Fuori dalla Hammer quel che rimane è la paura Curioso, bizzarro, oscuro e parecchio sgradevole kammerspiel sordido e morboso, che assume i tratti di un
Teorema dai riverberi horror e metafisici, con uno Sting diabolico e scellerato, che pare una via di mezzo tra l'Alex di
Arancia meccanica e il Martin/Georgie dei
nervi a pezzi, che usa stratagemmi alquanto inusuali per abbordare le persone per strada (vieppiù uomini di mezza età), insinuandosi in case altrui con scopi non propriamente nobili.
Loncraine riprende le atmosfere decadenti del suo
Demonio dalla faccia d'angelo (come il ghigno di Sting) e realizza un'opera tra il grottesco, il teatraleggiante con tocchi disturbanti, quasi tutto girato in interni, fino a una chiusa surreale quasi "dickensiana".
Sottolineato dalle sonorità quasi gobliniane dello stesso Sting, questa pellicola che odora di zolfo e melassa (come indica il titolo originale) prende ben presto derive abbiette e avvolge in un clima ossessivo e parecchio malsano, dove Loncraine giostra con abilità questo gruppo di famiglia precipitato in un inferno.

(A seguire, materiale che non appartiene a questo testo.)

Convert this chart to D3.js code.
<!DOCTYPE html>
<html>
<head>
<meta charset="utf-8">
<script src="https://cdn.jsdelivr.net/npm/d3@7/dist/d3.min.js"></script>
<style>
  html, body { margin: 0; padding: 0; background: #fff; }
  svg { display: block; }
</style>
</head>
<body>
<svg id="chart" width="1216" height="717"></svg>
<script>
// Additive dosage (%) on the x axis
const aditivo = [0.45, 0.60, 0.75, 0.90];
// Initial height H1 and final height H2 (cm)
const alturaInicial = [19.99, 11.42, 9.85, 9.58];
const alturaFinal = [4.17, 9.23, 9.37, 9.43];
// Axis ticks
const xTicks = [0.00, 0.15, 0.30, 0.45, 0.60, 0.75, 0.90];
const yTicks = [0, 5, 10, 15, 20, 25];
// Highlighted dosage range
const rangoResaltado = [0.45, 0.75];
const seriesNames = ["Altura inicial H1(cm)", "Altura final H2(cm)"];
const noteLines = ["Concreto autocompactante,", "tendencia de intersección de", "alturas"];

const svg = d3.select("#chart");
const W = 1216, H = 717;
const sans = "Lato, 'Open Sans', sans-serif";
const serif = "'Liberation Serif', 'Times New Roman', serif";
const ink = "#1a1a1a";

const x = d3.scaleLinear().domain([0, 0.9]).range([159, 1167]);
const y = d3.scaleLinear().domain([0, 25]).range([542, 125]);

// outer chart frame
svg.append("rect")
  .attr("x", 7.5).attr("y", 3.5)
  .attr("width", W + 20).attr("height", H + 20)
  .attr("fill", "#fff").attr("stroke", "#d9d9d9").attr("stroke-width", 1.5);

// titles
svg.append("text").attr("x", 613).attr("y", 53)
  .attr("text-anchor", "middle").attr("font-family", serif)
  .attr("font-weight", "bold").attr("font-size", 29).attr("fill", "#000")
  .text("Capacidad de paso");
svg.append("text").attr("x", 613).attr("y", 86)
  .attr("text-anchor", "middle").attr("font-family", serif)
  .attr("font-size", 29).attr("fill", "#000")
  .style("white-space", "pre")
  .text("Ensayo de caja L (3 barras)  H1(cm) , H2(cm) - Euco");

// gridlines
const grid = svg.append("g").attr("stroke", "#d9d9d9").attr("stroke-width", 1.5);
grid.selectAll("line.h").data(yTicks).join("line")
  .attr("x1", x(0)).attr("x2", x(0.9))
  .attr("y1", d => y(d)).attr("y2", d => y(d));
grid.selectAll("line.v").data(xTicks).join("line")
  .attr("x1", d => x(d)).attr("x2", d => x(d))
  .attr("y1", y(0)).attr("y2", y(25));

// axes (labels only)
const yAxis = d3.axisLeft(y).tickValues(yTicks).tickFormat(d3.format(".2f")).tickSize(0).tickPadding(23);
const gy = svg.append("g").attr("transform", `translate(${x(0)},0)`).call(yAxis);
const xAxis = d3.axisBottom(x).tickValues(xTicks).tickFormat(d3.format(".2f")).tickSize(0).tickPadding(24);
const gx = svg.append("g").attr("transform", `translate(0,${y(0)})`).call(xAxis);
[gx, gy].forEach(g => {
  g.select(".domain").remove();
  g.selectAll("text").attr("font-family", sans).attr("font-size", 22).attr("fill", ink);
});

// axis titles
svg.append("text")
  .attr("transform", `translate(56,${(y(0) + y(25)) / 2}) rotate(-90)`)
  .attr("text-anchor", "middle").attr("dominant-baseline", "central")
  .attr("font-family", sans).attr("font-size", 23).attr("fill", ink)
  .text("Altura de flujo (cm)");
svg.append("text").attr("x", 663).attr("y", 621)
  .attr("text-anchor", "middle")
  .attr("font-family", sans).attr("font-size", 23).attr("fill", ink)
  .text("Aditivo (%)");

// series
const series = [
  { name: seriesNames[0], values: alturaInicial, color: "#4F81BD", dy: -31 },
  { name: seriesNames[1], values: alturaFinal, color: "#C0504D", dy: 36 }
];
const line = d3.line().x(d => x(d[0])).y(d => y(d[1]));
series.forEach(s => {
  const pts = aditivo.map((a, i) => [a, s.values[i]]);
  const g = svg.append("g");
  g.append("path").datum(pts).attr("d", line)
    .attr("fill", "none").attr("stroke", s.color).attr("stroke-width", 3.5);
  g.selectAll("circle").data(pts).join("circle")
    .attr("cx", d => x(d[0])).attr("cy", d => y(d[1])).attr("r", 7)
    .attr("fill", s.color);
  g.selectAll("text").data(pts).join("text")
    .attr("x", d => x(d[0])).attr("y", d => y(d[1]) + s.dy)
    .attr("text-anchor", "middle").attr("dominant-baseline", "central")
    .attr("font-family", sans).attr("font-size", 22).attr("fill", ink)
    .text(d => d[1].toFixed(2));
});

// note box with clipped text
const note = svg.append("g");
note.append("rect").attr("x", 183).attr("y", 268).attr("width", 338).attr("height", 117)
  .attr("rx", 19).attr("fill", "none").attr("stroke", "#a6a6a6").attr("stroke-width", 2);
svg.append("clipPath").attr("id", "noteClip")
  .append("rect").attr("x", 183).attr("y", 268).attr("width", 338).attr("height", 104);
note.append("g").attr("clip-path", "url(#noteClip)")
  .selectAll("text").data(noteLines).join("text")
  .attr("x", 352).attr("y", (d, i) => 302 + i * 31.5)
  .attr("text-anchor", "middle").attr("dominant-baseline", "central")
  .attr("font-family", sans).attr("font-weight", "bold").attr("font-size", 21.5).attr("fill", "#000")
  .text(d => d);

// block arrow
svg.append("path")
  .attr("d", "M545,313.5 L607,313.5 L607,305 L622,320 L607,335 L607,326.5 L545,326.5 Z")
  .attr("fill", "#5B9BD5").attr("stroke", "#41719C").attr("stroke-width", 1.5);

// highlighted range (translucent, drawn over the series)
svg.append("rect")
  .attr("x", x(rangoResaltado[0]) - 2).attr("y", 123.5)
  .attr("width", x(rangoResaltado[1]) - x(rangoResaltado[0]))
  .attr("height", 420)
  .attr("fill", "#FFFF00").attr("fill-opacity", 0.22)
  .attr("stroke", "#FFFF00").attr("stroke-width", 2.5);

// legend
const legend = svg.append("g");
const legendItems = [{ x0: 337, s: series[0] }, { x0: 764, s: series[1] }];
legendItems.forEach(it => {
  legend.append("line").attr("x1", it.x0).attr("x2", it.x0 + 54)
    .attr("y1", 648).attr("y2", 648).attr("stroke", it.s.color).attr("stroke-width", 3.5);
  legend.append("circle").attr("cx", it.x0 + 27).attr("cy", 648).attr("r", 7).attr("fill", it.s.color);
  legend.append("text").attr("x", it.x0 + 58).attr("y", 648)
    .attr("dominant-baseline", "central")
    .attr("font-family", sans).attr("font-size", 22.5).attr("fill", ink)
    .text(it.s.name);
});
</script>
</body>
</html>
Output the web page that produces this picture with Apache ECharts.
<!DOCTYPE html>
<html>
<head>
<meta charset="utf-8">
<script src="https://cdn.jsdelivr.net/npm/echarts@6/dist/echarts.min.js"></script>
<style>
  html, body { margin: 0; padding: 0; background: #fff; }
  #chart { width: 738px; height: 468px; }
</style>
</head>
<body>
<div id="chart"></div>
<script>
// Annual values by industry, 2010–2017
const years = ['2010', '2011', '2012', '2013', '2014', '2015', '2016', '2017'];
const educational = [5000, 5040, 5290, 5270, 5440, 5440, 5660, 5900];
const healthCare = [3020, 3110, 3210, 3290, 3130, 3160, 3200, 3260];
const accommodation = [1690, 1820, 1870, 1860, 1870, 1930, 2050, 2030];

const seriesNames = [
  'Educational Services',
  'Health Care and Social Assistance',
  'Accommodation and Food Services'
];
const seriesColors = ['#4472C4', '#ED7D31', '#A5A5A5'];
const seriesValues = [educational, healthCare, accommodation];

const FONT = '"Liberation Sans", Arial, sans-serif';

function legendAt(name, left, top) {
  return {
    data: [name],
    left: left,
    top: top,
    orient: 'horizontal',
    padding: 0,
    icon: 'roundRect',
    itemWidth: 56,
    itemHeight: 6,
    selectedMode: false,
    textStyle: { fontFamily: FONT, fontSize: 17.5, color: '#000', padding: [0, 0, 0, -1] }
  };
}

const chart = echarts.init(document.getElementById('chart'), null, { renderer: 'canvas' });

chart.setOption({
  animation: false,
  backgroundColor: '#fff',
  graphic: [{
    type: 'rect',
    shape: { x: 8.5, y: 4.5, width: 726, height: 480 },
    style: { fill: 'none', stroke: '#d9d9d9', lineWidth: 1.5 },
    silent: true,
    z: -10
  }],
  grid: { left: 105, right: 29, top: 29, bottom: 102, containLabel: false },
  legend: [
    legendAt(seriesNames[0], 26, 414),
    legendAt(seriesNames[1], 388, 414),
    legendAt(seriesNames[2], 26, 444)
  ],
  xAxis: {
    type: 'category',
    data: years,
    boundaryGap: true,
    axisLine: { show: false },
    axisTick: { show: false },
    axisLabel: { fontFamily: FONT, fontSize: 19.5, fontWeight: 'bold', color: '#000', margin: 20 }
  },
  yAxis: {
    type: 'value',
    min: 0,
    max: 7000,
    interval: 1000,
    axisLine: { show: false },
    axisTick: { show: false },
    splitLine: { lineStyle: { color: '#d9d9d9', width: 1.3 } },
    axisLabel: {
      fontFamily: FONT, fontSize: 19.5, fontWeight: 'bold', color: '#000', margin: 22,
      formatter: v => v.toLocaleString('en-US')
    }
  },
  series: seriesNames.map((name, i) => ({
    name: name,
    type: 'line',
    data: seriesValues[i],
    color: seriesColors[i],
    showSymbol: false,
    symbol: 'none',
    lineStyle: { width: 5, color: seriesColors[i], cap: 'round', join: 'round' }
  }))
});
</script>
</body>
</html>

Sting che non perde tempo (una volta rimasto solo in casa dopo essersi conquistato la fiducia assoluta della padrona di casa) a palpeggiare la ragazza inferma, tastandole i seni, ammirandole il corpo nudo e baciandola sulla bocca (con rigurgito, bocca a bocca, della pappetta), l'irreprensibile padre di famiglia che impreca sulle autostoppiste, ma poi fa i giochi erotici con la sua segretaria, un'attempata zitella ben poco attraente, Sting che si rimira narcisisticamente, indossando orecchini e guanti in pizzo, davanti allo specchio anticipando il Buffalo Bill del
Silenzio degli innocenti, bruciando le foglie in giardino abbrustolendo un povero uccellino con gratuito sadismo, mentre i due genitori litigano in cucina, Sting và ad "occuparsi" lascivamente di Patricia, fino a onirici inserti incubotici pararusselliani, con Sting che annusa mutandine, camerette che diventano l'anticamera dell'inferno e donnine sexy in reggicalze e tacconi che "cavalcono" in preda al delirio sessuale.
Pervaso da attimi di furore (la delirante preghiera paraesorcistica di Sting), e da pochi esterni plumbei, grigi e minacciosi, questa sitcom infernale può contare su un'ottima regia, un trio di attori in stato di grazia (ma anche Suzanna Hamilton è da menzionare, giovane e bella ragazza bloccata a letto in stato vegetativo che si lamenta continuamente, fino all'imprevedibile colpo di scena finale) e alcuni dialoghi davvero deliziosi (soprattutto quelli di Denholm Elliott, padre sospettoso-a ragione-e poco incline ad accettare i favori oscuri dello sconosciuto).
Meravigliosi i titoli di testa con il cast scritto su dei biglietti d'inviti che fuoriescono da un ruscello tra le foglie (che quando Loncraine allarga l'immagine si scoprirà cos'è) con sottofondo un coretto "natalizo" gradevolissimo che già proietta lo spettatore in quello che non sarà un film come tanti altri.
Non per tutti i gusti, ma decisamente ben poco convezionale e a suo modo originale.
Un regista che andrebbe rivalutato (almeno per questo e per quella "follia" che è
Riccardo III), in uno dei suoi opus più coraggiosi e antispettacolari, che, comprensibilmente, non ha riscontrato, all'epoca, i favori del pubblico.
Prima che Sting prendesse la parte luciferina di Martin, furono opzionati David Bowie e Malcom McDowell.
Sotto sotto
Il sacrifico del cervo sacro viene un pò anche da qui.